There are few better examples of that right now than Facebook, which reported remarkable revenue growth July 29, only to see its stock drop from a pre-release closing price of $96.99 to a next-day low of $91.80.

Short-term traders are worried about the company's costs as it builds out its apps and advertising platforms, as well as its much-anticipated venture into virtual reality, but long-term investors can take solace in a number of things, including fast revenue growth and a membership base that continues to defy the odds and expand despite its seemingly ubiquitous presence.

And perhaps most important is the company's impressive dominance of mobile computing.

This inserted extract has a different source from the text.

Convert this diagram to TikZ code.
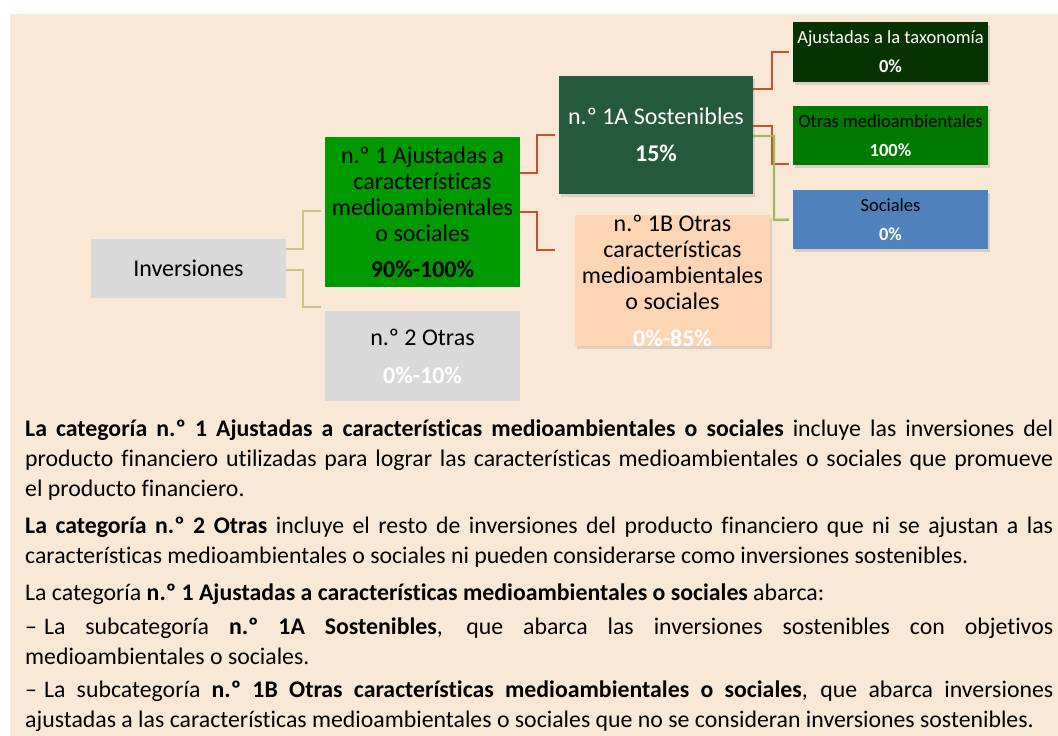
\documentclass[tikz,border=0pt]{standalone}
\usepackage{fontspec}
\setmainfont{Carlito}[Ligatures=NoCommon]
\usetikzlibrary{shadows}
\definecolor{bg}{HTML}{FAE8D7}
\definecolor{greybox}{HTML}{D9D9D9}
\definecolor{green1}{HTML}{009900}
\definecolor{green1a}{HTML}{265A3C}
\definecolor{peach1b}{HTML}{FCD5B4}
\definecolor{taxgreen}{HTML}{073300}
\definecolor{envgreen}{HTML}{007A00}
\definecolor{socblue}{HTML}{4F81BD}
\definecolor{tanline}{HTML}{CDC282}
\definecolor{redline}{HTML}{C45332}
\definecolor{greenline}{HTML}{9BBB59}
\begin{document}
\begin{tikzpicture}[x=1pt,y=-1pt,
    box/.style={rectangle, inner sep=0pt, align=center, minimum width=195pt,
      font=\fontsize{24}{26}\selectfont},
    tag/.style={box, minimum height=59pt, font=\fontsize{18.5}{22}\selectfont},
    shadowed/.style={drop shadow={opacity=0.25, shadow xshift=2pt, shadow yshift=-3pt}},
    link/.style={line width=2.4pt, shorten >=4pt},
    para/.style={anchor=base west, inner sep=0pt, text width=1028pt, align=justify,
      font=\fontsize{23.8}{30}\selectfont,
      execute at begin node={\hyphenpenalty=10000\relax\tolerance=10000\relax}}]
  \fill[white] (0,0) rectangle (1058,736);
  \fill[bg] (10,14) rectangle (1058,736);

  % diagram
  \node[box, fill=greybox, minimum height=59pt] (inv) at (188.5,268.5) {Inversiones};
  \node[box, fill=green1, minimum height=150pt] (n1) at (422.5,212)
    {n.º 1 Ajustadas a\\características\\medioambientales\\o sociales\\[10pt]\textbf{90\%-100\%}};
  \node[box, fill=greybox, minimum height=90pt] (n2) at (422.5,356)
    {n.º 2 Otras\\[12pt]\textcolor{white}{\textbf{0\%-10\%}}};
  \node[box, shadowed, fill=green1a, text=white, minimum width=194pt, minimum height=118pt] (a1) at (656,135)
    {n.º 1A Sostenibles\\[11pt]\textbf{15\%}};
  \node[box, shadowed, fill=peach1b, minimum height=129pt] (b1) at (672.5,280.5)
    {n.º 1B Otras\\características\\medioambientales\\o sociales\\[11pt]\textcolor{white}{\textbf{0\%-85\%}}};
  \node[tag, shadowed, fill=taxgreen, text=white, minimum height=60pt] (tax) at (890.5,52)
    {Ajustadas a la taxonomía\\[7pt]\textbf{0\%}};
  \node[tag, shadowed, fill=envgreen] (env) at (890.5,135.5)
    {Otras medioambientales\\[7pt]\textcolor{white}{\textbf{100\%}}};
  \node[tag, shadowed, fill=socblue] (soc) at (890.5,219.5)
    {Sociales\\[7pt]\textcolor{white}{\textbf{0\%}}};

  \begin{scope}[link]
    \draw[tanline] (inv.east |- 0,249) -| (303,211) -- (n1.west |- 0,211);
    \draw[tanline] (inv.east |- 0,270) -| (303,307) -- (n2.west |- 0,307);
    \draw[redline] (n1.east |- 0,173) -| (537,135) -- (a1.west);
    \draw[redline, shorten >=20pt] (n1.east |- 0,212) -| (537,250) -- (b1.west |- 0,250);
    \draw[redline] (a1.east |- 0,89) -| (772,52) -- (tax.west);
    \draw[redline] (a1.east |- 0,126) -| (772,164) -- (env.west |- 0,164);
    \draw[greenline] (a1.east |- 0,136) -| (774,220) -- (soc.west);
  \end{scope}

  % text below
  \node[para] (p1) at (25,436) {\textbf{La categoría n.º 1 Ajustadas a características medioambientales o sociales} incluye las inversiones del\linebreak producto financiero utilizadas para lograr las características medioambientales o sociales que promueve\linebreak el producto financiero.};
  \node[para] (p2) at (25,533) {\textbf{La categoría n.º 2 Otras} incluye el resto de inversiones del producto financiero que ni se ajustan a las\linebreak características medioambientales o sociales ni pueden considerarse como inversiones sostenibles.};
  \node[para] (p3) at (25,600) {La categoría \textbf{n.º 1 Ajustadas a características medioambientales o sociales} abarca:};
  \node[para] (p4) at (25,634) {–\kern7pt La subcategoría \textbf{n.º 1A Sostenibles}, que abarca las inversiones sostenibles con objetivos\linebreak medioambientales o sociales.};
  \node[para] (p5) at (25,697) {–\kern7pt La subcategoría \textbf{n.º 1B Otras características medioambientales o sociales}, que abarca inversiones\linebreak ajustadas a las características medioambientales o sociales que no se consideran inversiones sostenibles.};
\end{tikzpicture}
\end{document}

More than 1.3 billion people use Facebook on a smartphone or tablet each month now, the company reports. And more than 800 million of those people use Facebook apps on their mobile devices every single day.

Smartphone revolution
CEO Mark Zuckerberg said the company has three priorities moving forward, and the first of those is "capitalizing on the shift to mobile." It can capitalize because Facebook knows mobile is its domain. "Mobile remains the key driver of our growth," Facebook CFO David Wehner said in the most recent earnings call.

Nearly two-thirds of Facebook's monthly average users use the platform every day, the company says. And users spend an average of 46 minutes a day on Facebook sites and apps.

A big part of that stickiness is mobile. If users have a product they enjoy using on their smartphone -- which they have on them at all times -- they are far more likely to check in often.

Nearly two-thirds of Americans own a smartphone -- a number that has nearly doubled over just a four-year stretch, according to a study by Pew Internet Research. Even more telling of how far the mobile revolution has advanced in just a short time: Nearly one in five Americans now rely to some degree on a smartphone for Internet access.

Of all smartphone users, more than two-thirds in the Pew study reported using their phones for consuming news and for posting their own news along with photos and videos to social media. And when you break down that use into age segments, you see that 91% of smartphone users in the 18-29 bracket used their phone for social networking, nearly the same number -- 93% -- as those who used their devices to actually talk.

That's the opportunity Facebook has to capitalize on.

More to come
Perhaps even more important, the company is still in the very early stages of monetizing two of its more mobile-specific apps, Messenger and WhatsApp. Zuckerberg has indicated Facebook plans to take a slow approach to monetizing these, working first to establish a very strong product for the user, and then to figure out what types of advertising the apps will offer to businesses.

That may mean slower revenue growth in the short term, but it makes for an extended runway for growth in the longer term.